**What the task asks**
Only the lines from the start of the data to the line containing "const ratioErrK = [0.052, 0.11, 0.11, 0.06];", both included, should be output, exactly and without pictures.

**Collected data**
────────

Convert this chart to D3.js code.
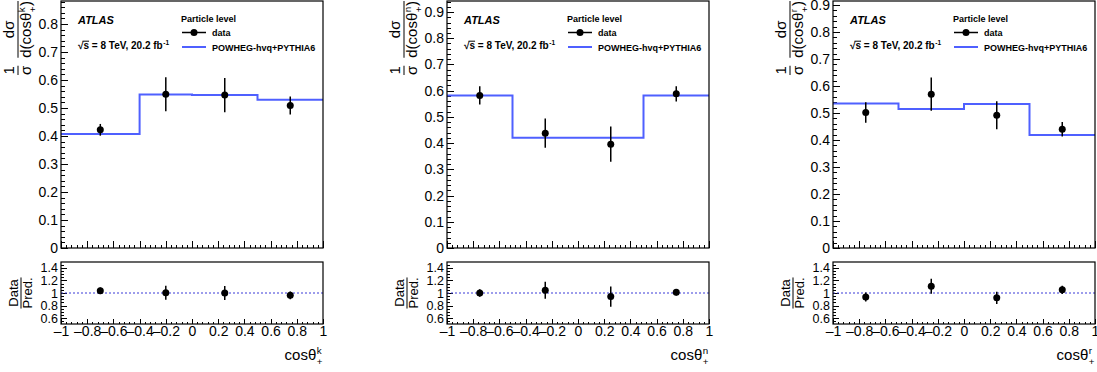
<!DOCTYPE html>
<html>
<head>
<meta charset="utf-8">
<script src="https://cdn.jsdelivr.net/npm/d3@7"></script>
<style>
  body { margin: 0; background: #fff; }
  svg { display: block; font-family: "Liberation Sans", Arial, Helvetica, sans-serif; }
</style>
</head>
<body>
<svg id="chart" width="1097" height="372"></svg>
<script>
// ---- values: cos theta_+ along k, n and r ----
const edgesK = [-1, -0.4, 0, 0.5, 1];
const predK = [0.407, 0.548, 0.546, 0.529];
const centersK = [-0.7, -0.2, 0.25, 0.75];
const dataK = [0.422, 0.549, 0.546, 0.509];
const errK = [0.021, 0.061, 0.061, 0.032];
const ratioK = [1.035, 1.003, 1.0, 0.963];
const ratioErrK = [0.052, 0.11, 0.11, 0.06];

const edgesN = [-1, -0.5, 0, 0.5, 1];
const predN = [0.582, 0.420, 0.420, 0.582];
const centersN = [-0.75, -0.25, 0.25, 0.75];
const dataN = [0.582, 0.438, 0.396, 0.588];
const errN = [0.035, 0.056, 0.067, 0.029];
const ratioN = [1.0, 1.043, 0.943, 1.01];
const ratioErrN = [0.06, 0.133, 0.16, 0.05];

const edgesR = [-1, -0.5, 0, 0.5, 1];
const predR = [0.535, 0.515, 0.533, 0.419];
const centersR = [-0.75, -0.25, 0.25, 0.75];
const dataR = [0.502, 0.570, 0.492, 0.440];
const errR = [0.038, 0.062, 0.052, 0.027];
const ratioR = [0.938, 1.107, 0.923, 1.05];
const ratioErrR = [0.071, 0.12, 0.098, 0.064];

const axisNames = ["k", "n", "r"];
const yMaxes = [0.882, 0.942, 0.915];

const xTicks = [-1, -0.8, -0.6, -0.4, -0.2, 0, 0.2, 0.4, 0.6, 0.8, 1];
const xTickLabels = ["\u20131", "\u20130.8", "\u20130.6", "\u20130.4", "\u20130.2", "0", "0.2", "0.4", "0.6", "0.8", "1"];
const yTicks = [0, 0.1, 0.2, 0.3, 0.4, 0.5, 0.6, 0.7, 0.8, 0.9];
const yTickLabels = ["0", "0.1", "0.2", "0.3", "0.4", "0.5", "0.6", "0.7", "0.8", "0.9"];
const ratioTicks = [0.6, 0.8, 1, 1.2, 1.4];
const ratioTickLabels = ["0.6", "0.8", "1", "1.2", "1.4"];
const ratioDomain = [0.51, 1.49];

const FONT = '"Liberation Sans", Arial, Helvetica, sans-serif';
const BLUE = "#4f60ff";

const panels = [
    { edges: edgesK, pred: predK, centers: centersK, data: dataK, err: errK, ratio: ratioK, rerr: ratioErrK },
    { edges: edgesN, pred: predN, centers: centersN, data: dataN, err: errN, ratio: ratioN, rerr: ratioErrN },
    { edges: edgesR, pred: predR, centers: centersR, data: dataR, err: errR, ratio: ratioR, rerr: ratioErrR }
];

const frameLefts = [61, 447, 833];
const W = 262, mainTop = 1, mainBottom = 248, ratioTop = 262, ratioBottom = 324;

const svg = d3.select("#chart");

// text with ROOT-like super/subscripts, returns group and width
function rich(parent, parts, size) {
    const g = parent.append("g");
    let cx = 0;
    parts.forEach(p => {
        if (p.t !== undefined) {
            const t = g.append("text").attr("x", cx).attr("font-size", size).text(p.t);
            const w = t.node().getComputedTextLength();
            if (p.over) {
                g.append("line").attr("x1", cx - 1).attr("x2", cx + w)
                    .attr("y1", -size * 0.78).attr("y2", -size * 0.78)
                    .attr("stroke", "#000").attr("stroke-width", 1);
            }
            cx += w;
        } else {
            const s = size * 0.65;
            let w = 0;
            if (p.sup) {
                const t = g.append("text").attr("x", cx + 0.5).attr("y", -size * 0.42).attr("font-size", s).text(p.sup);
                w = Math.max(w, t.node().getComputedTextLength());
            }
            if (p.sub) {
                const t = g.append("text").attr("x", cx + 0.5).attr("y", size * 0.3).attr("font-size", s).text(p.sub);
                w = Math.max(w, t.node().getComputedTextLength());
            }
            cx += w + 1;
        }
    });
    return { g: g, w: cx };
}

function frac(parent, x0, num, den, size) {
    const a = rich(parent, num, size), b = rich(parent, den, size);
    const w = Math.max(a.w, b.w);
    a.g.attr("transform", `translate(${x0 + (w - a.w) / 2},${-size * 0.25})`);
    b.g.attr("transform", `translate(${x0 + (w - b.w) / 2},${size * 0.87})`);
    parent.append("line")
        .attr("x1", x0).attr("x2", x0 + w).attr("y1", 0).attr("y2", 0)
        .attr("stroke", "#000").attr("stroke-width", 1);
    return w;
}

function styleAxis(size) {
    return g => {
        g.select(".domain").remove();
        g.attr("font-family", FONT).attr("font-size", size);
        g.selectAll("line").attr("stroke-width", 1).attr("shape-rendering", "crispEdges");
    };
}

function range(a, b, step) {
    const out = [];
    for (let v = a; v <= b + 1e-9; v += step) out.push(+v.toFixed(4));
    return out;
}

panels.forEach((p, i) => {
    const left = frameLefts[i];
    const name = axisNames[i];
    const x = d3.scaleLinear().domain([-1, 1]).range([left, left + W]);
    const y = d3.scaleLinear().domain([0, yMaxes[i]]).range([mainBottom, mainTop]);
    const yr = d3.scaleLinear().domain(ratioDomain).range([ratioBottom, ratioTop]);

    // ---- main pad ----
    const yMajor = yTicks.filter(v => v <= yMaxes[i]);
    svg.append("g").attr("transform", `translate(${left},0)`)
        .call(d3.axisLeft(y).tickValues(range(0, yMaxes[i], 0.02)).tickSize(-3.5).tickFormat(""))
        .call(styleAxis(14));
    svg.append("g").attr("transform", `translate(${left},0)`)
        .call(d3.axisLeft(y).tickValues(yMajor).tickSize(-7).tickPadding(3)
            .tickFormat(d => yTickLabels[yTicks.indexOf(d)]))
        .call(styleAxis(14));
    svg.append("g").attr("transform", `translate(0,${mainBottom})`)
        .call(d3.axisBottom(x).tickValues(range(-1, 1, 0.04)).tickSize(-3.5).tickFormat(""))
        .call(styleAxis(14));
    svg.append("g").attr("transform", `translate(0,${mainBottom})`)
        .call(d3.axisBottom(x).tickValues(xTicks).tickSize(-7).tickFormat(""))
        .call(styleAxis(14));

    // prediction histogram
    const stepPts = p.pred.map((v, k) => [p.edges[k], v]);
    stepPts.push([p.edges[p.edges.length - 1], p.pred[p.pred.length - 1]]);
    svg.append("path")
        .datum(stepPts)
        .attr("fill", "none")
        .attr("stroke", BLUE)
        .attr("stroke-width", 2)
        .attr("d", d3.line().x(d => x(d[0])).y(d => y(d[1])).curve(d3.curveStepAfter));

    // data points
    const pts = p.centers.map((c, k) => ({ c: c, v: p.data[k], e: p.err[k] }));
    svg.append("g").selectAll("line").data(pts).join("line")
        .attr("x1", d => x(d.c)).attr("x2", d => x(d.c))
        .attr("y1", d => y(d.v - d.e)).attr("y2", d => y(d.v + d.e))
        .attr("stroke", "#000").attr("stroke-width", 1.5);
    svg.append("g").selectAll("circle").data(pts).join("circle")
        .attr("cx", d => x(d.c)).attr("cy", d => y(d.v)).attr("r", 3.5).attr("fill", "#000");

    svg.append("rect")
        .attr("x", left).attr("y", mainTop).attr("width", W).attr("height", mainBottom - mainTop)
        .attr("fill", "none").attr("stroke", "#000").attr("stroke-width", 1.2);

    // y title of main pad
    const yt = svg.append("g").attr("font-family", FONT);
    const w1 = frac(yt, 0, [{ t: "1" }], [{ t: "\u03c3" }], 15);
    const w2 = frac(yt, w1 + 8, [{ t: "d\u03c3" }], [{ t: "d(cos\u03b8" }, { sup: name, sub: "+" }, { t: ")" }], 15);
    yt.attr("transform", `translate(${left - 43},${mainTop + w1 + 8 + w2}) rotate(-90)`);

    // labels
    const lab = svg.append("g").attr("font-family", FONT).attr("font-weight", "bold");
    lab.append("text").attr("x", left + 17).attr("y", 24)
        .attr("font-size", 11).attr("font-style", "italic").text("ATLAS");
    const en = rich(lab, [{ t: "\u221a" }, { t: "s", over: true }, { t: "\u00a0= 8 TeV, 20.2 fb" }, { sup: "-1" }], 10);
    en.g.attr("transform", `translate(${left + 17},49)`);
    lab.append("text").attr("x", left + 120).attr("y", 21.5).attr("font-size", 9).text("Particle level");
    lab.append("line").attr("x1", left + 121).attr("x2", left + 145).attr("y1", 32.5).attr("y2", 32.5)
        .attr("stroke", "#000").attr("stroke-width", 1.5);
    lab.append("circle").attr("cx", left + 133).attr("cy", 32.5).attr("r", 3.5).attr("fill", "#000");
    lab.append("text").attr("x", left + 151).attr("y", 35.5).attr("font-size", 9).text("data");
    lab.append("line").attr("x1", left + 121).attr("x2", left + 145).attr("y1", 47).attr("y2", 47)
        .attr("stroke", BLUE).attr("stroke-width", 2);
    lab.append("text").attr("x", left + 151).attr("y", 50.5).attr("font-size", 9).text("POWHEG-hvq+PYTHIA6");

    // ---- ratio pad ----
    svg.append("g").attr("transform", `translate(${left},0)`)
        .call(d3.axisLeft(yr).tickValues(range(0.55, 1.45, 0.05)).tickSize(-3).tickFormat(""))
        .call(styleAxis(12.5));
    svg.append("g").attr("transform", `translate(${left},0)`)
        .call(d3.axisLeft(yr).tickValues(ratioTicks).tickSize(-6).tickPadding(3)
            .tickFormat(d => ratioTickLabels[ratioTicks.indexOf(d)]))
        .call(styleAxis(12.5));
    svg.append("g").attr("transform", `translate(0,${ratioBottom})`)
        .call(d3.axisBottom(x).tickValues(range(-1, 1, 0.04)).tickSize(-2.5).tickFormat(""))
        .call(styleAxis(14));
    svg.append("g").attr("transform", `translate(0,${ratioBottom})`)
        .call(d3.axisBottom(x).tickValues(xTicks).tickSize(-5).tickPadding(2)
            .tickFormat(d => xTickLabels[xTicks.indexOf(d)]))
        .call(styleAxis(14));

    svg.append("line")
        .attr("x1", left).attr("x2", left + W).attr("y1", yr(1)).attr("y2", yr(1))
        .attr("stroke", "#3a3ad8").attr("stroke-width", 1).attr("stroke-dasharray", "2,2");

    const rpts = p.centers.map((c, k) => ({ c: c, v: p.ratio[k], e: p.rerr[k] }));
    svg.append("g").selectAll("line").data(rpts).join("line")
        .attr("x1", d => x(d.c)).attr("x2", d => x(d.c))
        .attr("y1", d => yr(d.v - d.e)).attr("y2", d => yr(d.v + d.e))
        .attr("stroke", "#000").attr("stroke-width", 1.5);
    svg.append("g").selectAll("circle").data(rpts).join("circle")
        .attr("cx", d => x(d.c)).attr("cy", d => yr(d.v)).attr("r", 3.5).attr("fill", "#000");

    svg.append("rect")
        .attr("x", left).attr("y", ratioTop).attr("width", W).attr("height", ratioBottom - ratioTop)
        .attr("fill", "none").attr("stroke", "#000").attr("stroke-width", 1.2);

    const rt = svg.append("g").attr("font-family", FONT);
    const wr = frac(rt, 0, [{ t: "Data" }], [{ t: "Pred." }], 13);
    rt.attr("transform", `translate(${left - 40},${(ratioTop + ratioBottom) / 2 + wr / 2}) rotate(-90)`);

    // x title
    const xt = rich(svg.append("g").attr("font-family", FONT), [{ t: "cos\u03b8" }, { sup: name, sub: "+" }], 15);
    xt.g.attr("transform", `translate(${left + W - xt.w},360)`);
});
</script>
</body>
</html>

────────

**Exercise answer**
Convert this chart to D3.js code.
<!DOCTYPE html>
<html>
<head>
<meta charset="utf-8">
<script src="https://cdn.jsdelivr.net/npm/d3@7"></script>
<style>
  body { margin: 0; background: #fff; }
  svg { display: block; font-family: "Liberation Sans", Arial, Helvetica, sans-serif; }
</style>
</head>
<body>
<svg id="chart" width="1097" height="372"></svg>
<script>
// ---- values: cos theta_+ along k, n and r ----
const edgesK = [-1, -0.4, 0, 0.5, 1];
const predK = [0.407, 0.548, 0.546, 0.529];
const centersK = [-0.7, -0.2, 0.25, 0.75];
const dataK = [0.422, 0.549, 0.546, 0.509];
const errK = [0.021, 0.061, 0.061, 0.032];
const ratioK = [1.035, 1.003, 1.0, 0.963];
const ratioErrK = [0.052, 0.11, 0.11, 0.06];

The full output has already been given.